Does Creation Imply Moral Improvement?
Hello, Dr. Craig. I am an agnostic, former Christian and militant atheist who's been in an unceasing existential crisis for a long time. I read as much as I am able and evaluate the arguments for and against Christianity and the existence of God as much as I can. I have been familiar with your ministry and academic work for several years, and in no small measure I owe my abandonment of Richard Dawkins-type atheism to your work and the intellectual firepower you bring to a defense of Christian theism. I thank you for that, though I won't hide that I remain on the fence and incline against your views. I am no philosopher. I never even graduated from highschool, but I do have a sincere question about God and evil from an angle I have not heard addressed before.
God as classically conceived is the greatest conceivable being, and that includes his moral goodness, i.e., he is the greatest good, by definition. In my understanding this would mean there isn't any state of affairs that in conjunction with God's goodness could yield a morally better state of affairs. No reality could be better than God's very existence as a standalone, brute fact. But you and other theists contend that God allows evil because he has morally sufficient reasons to do. These reasons are such that allowing evil brings about a morally better state of affairs, e.g., it is better for humans to have free will to choose between good and evil than it would be if we were causally determined to choose the good. But then why would God create humans with the capacity for choosing evil in the first place? What moral purpose does this serve if God's own existence is as morally good as it gets? Would not evil be gratuitous by definition? Afterall, human beings with free will to choose evil doesn't add anything to reality in a way that is better than God's own existence, so it seems to me there is no morally sufficient reason to allow evil at all. If God's existence was all reality comprised, this would be 'good enough', because God's nature is maximal, unsurpassable moral goodness and perfection. No moral purpose is served by creating beings with free will to choose evil that is not already fulfilled by God's goodness alone. So why did God create us?
I’m so pleased, Eric, that your antagonism toward your former faith is waning. It’s so unnecessary. It seems that many ex-Christians have been raised in environments that were dysfunctional, anti-intellectual, and even emotionally abusive. Not only does the historic Christian faith have so much more to offer than that, but the contemporary renaissance in Christian philosophy affords an opportunity for believers to drink deeply from the well of serious Christian thought.

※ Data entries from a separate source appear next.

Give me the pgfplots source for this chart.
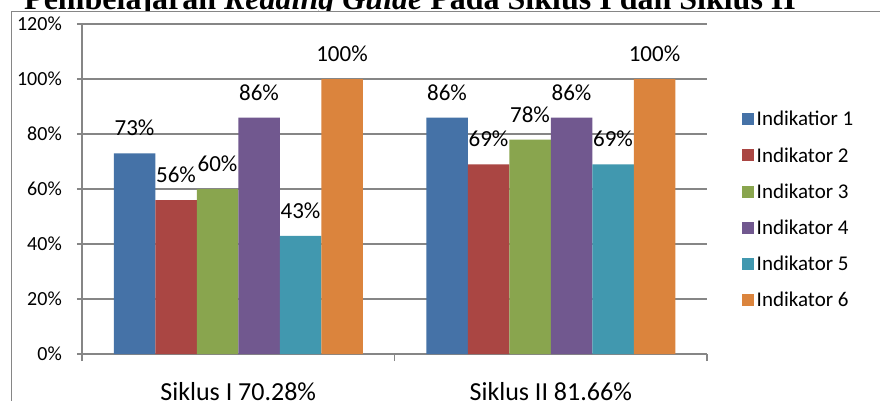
\documentclass[border=0pt]{standalone}
\usepackage{fontspec}
\usepackage{pgfplots}
\pgfplotsset{compat=1.18}
\setmainfont{Carlito}
\newfontfamily\titlefont{Liberation Serif}

\definecolor{axisgray}{HTML}{868686}
\definecolor{cA}{HTML}{4572A7}
\definecolor{cB}{HTML}{AA4643}
\definecolor{cC}{HTML}{89A54E}
\definecolor{cD}{HTML}{71588F}
\definecolor{cE}{HTML}{4198AF}
\definecolor{cF}{HTML}{DB843D}

\begin{document}
\begin{tikzpicture}[x=1pt,y=1pt]
  \useasboundingbox (0,0) rectangle (880,400);
  % title, partly cut off at the top
  \node[anchor=base west, inner sep=0pt] at (24,390.5)
    {\titlefont\fontsize{32}{36}\selectfont\bfseries Pembelajaran \textit{Reading Guide} Pada Siklus I dan Siklus II};
  \fill[white] (11.7,-5) rectangle (890,388.3);
  \draw[axisgray, line width=1pt] (11.7,-5) -- (11.7,388.3) -- (890,388.3);

  \begin{axis}[
    at={(82pt,46pt)}, anchor=south west,
    scale only axis,
    width=625pt, height=330pt,
    ybar=0pt, bar width=41.5pt,
    xmin=-0.5, xmax=1.5,
    ymin=0, ymax=120,
    xtick={0,1},
    xticklabels={Siklus I 70.28\%, Siklus II 81.66\%},
    xtick style={draw=none},
    xticklabel style={font=\fontsize{26}{30}\selectfont, anchor=base, yshift=-41.5pt},
    extra x ticks={-0.5,0.5,1.5},
    extra x tick labels={},
    extra x tick style={grid=none, xtick style={draw=axisgray, line width=1.5pt}, major tick length=7pt},
    ytick={0,20,...,120},
    yticklabels={0\%,20\%,40\%,60\%,80\%,100\%,120\%},
    yticklabel style={font=\fontsize{20}{24}\selectfont, anchor=east, inner sep=0pt, xshift=-15pt},
    tick align=outside,
    major tick length=5pt,
    ytick style={draw=axisgray, line width=1.5pt},
    ymajorgrids,
    major grid style={draw=axisgray, line width=1.5pt},
    axis x line*=bottom, axis y line*=left,
    axis line style={draw=axisgray, line width=1.5pt},
    nodes near coords={\pgfmathprintnumber[assume math mode=true,fixed,precision=0]{\pgfplotspointmeta}\%},
    every node near coord/.append style={font=\fontsize{23}{27}\selectfont, text=black, anchor=base, yshift=17.5pt},
    legend style={draw=none, fill=none, at={(1.056,0.4376)}, anchor=west,
      font=\fontsize{21}{25}\selectfont, row sep=15pt, inner sep=0pt,
      nodes={inner sep=2.5pt}},
    legend cell align=left,
    legend image code/.code={\fill[#1, draw=none] (0pt,-6pt) rectangle (12pt,6pt);},
  ]
    \addplot[fill=cA, draw=none] coordinates {(0,73) (1,86)};
    \addplot[fill=cB, draw=none] coordinates {(0,56) (1,69)};
    \addplot[fill=cC, draw=none] coordinates {(0,60) (1,78)};
    \addplot[fill=cD, draw=none] coordinates {(0,86) (1,86)};
    \addplot[fill=cE, draw=none] coordinates {(0,43) (1,69)};
    \addplot[fill=cF, draw=none] coordinates {(0,100) (1,100)};
    \legend{Indikatior 1, Indikator 2, Indikator 3, Indikator 4, Indikator 5, Indikator 6}
  \end{axis}
\end{tikzpicture}
\end{document}
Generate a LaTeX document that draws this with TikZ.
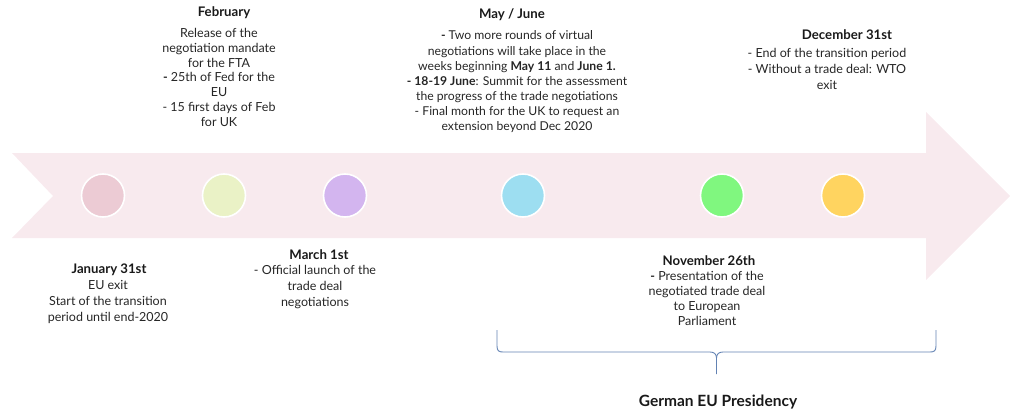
\documentclass[tikz,border=0pt]{standalone}
\usepackage{fontspec}
\setmainfont{Lato}
\usepackage{tikz}

\definecolor{band}{HTML}{F8EAEE}
\definecolor{bracecol}{HTML}{6282B3}
\definecolor{txt}{HTML}{262626}

\begin{document}
\begin{tikzpicture}[x=1pt,y=-1pt,
    dot/.style={circle,draw=white,line width=1.6pt,minimum size=43pt,inner sep=0pt},
    datetitle/.style={anchor=base,align=center,inner sep=0pt,text=black!90,font=\fontsize{13.2}{15}\selectfont\bfseries},
    datetext/.style={anchor=base,align=center,inner sep=0pt,text=txt,font=\fontsize{12.5}{15}\selectfont},
    brace/.style={draw=bracecol,line width=0.9pt}]
      \useasboundingbox (0,0) rectangle (1013,412);
      \fill[band] (12,153)--(926,153)--(926,112)--(1010,196)--(926,280)--(926,238)--(12,238)--(53,196)--cycle;
      % milestones
      \node[dot,fill={rgb,255:red,236;green,203;blue,212}] (c1) at (103,195.5) {};
      \node[dot,fill={rgb,255:red,234;green,242;blue,198}] (c2) at (224,195.5) {};
      \node[dot,fill={rgb,255:red,211;green,181;blue,239}] (c3) at (345,195.5) {};
      \node[dot,fill={rgb,255:red,157;green,222;blue,241}] (c4) at (523,195.5) {};
      \node[dot,fill={rgb,255:red,128;green,247;blue,127}] (c5) at (722,195.5) {};
      \node[dot,fill={rgb,255:red,255;green,212;blue,96}] (c6) at (843,195.5) {};
      % above the arrow (base = last line)
      \node[datetitle] (febtitle) at (224,17) {February};
      \node[datetext] (febtext) at (219,127) {Release of the\\negotiation mandate\\for the FTA\\\textbf{-} 25th of Fed for the\\EU\\- 15 first days of Feb\\for UK};
      \node[datetitle] (maytitle) at (512,19) {May / June};
      \node[datetext,font=\fontsize{12.2}{15.2}\selectfont] (maytext) at (517,131) {\textbf{-} Two more rounds of virtual\\negotiations will take place in the\\weeks beginning \textbf{May 11} and \textbf{June 1.}\\\textbf{- 18-19 June}: Summit for the assessment\\the progress of the trade negotiations\\- Final month for the UK to request an\\extension beyond Dec 2020};
      \node[datetitle] (dectitle) at (847,40) {December 31st};
      \node[datetext,font=\fontsize{12.5}{16}\selectfont] (dectext) at (827,89) {- End of the transition period\\- Without a trade deal: WTO\\exit};
      % below the arrow
      \node[datetitle] (jantitle) at (109,273) {January 31st};
      \node[datetext,font=\fontsize{12.5}{16}\selectfont] (jantext) at (108,321) {EU exit\\Start of the transition\\period until end-2020};
      \node[datetitle] (martitle) at (319,259) {March 1st};
      \node[datetext,font=\fontsize{12.5}{16}\selectfont] (martext) at (315,306) {- Official launch of the\\trade deal\\negotiations};
      \node[datetitle] (novtitle) at (709,265) {November 26th};
      \node[datetext] (novtext) at (707,325) {\textbf{-} Presentation of the\\negotiated trade deal\\to European\\Parliament};
      % presidency
      \coordinate (bl) at (497,330);
      \coordinate (br) at (936,330);
      \coordinate (bm) at (716.5,374);
      \draw[brace] (bl)--(497,346) .. controls (497,351) and (499,352) .. (503,352)--(710,352) .. controls (714,352) and (716.5,354) .. (716.5,358)--(bm);
      \draw[brace] (br)--(936,346) .. controls (936,351) and (934,352) .. (930,352)--(723,352) .. controls (719,352) and (716.5,354) .. (716.5,358);
      \node[datetitle,font=\fontsize{15.5}{16}\selectfont\bfseries] (pres) at (718,406) {German EU Presidency};
    \end{tikzpicture}
\end{document}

You have correctly characterized classical Christian theism as holding that God is a maximally great being. Since God is a morally perfect being, I’m inclined to agree with you that the addition of states of finite goodness cannot increase the overall goodness of reality. Adding quantities of goodness to God’s goodness is rather like adding finite quantities to the actual infinite: for any natural number n, ℵ0 + n = ℵ0. The infinite just swallows up any finite number added to it, leaving us with just infinity. So the state of affairs consisting of (God + creatures) is no morally better than the state of affairs consisting of just (God).
Notice that this does not imply that we cannot compare finite states of affairs with each other in terms of their moral goodness. Just as we can compare natural numbers in terms of their quantity, so we can compare finite states of affairs in terms of their moral goodness. So it is unproblematic for theists to say that “God allows evil because he has morally sufficient reasons to do. These reasons are such that allowing evil brings about a morally better state of affairs, e.g., it is better for humans to have free will to choose between good and evil than it would be if we were causally determined to choose the good.” Here the contrast is between two finite states of affairs in terms of their moral goodness. It is better for human beings to be endowed with freedom of the will and, hence, to be moral agents than to be mere puppets or machines.
What does follow from what we have said, I think, is that God’s motive for creation cannot be to morally improve the overall state of reality. But it is no part of Christian theism to say that God’s motivation for creation was to make reality morally better. Rather, as I have explained elsewhere (e.g., QoW #172), it is plausible that God’s motive for creation is to bestow inestimable benefit upon creatures, namely, the benefit of knowing God, Who is Goodness itself. This is not to say that a world in which God creates creatures is overall morally better than a world in which He refrains from creation. Not at all; given God’s perfect goodness such a world is not morally better than a world in which God remains alone. That’s why God is not morally compelled to create such a world. Rather creation, like salvation, is simply by grace.
You say, “No moral purpose is served by creating beings with free will to choose evil that is not already fulfilled by God's goodness alone.” I’m not sure what you mean by “moral purpose.” Denying that God’s purpose in creation is to morally improve the overall state of reality does not imply that God does not act with moral purposes. For example, it is morally better for there to be persons with the freedom to choose evil than for there to be mere brutes. That seems to be a moral purpose for creating such persons rather than brutes. We might even affirm that it is morally better that creatures with free will exist than that no such creatures exist. That would provide a moral purpose for creating them. What remains correct, however, is that the purpose of creation cannot be to morally improve the overall state of reality. But since I do not think that that is the purpose of creation, such a conclusion is inconsequential.
So God created you and me, Eric, in order that we might experience the wonder and joy of knowing Him forever, the source of infinite goodness and love. That is a wonderful prospect!